L Tatulian, P Delmas, F C Abogadie, D A Brown
, 21, 5535-45
Retigabine [D-23129; N-(2-amino-4-(4-fluorobenzylamino)-phenyl) carbamic acid ethyl ester] is a novel anticonvulsant compound that is now in clinical phase II development. It has previously been shown to enhance currents generated by KCNQ2/3 K(+) channels when expressed in Chinese hamster ovary (CHO) cells (Main et al., 2000; Wickenden et al., 2000).

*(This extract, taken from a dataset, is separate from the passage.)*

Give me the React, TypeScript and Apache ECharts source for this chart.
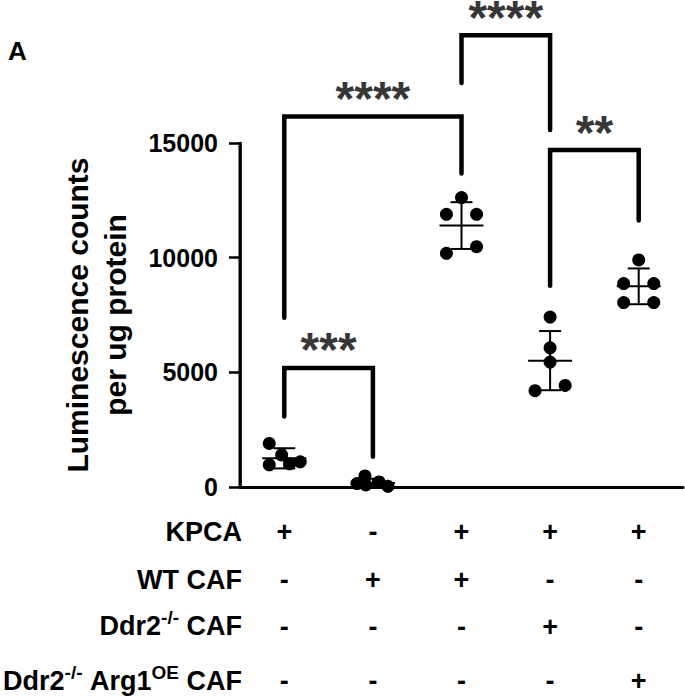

In the present study, we have compared the actions of retigabine on KCNQ2/3 currents with those on currents generated by other members of the KCNQ family (homomeric KCNQ1, KCNQ2, KCNQ3, and KCNQ4 channels) expressed in CHO cells and on the native M current in rat sympathetic neurons [thought to be generated by KCNQ2/3 channels (Wang et al., 1998)]. Retigabine produced a hyperpolarizing shift of the activation curves for KCNQ2/3, KCNQ2, KCNQ3, and KCNQ4 currents with differential potencies in the following order: KCNQ3 > KCNQ2/3 > KCNQ2 > KCNQ4, as measured either by the maximum hyperpolarizing shift in the activation curves or by the EC(50) values. In contrast, retigabine did not enhance cardiac KCNQ1 currents. Retigabine also produced a hyperpolarizing shift in the activation curve for native M channels in rat sympathetic neurons. The retigabine-induced current was inhibited by muscarinic receptor stimulation, with similar agonist potency but 25% reduced maximum effect. In unclamped neurons, retigabine produced a hyperpolarization and reduced the number of action potentials produced by depolarizing current injections, without change in action potential configuration.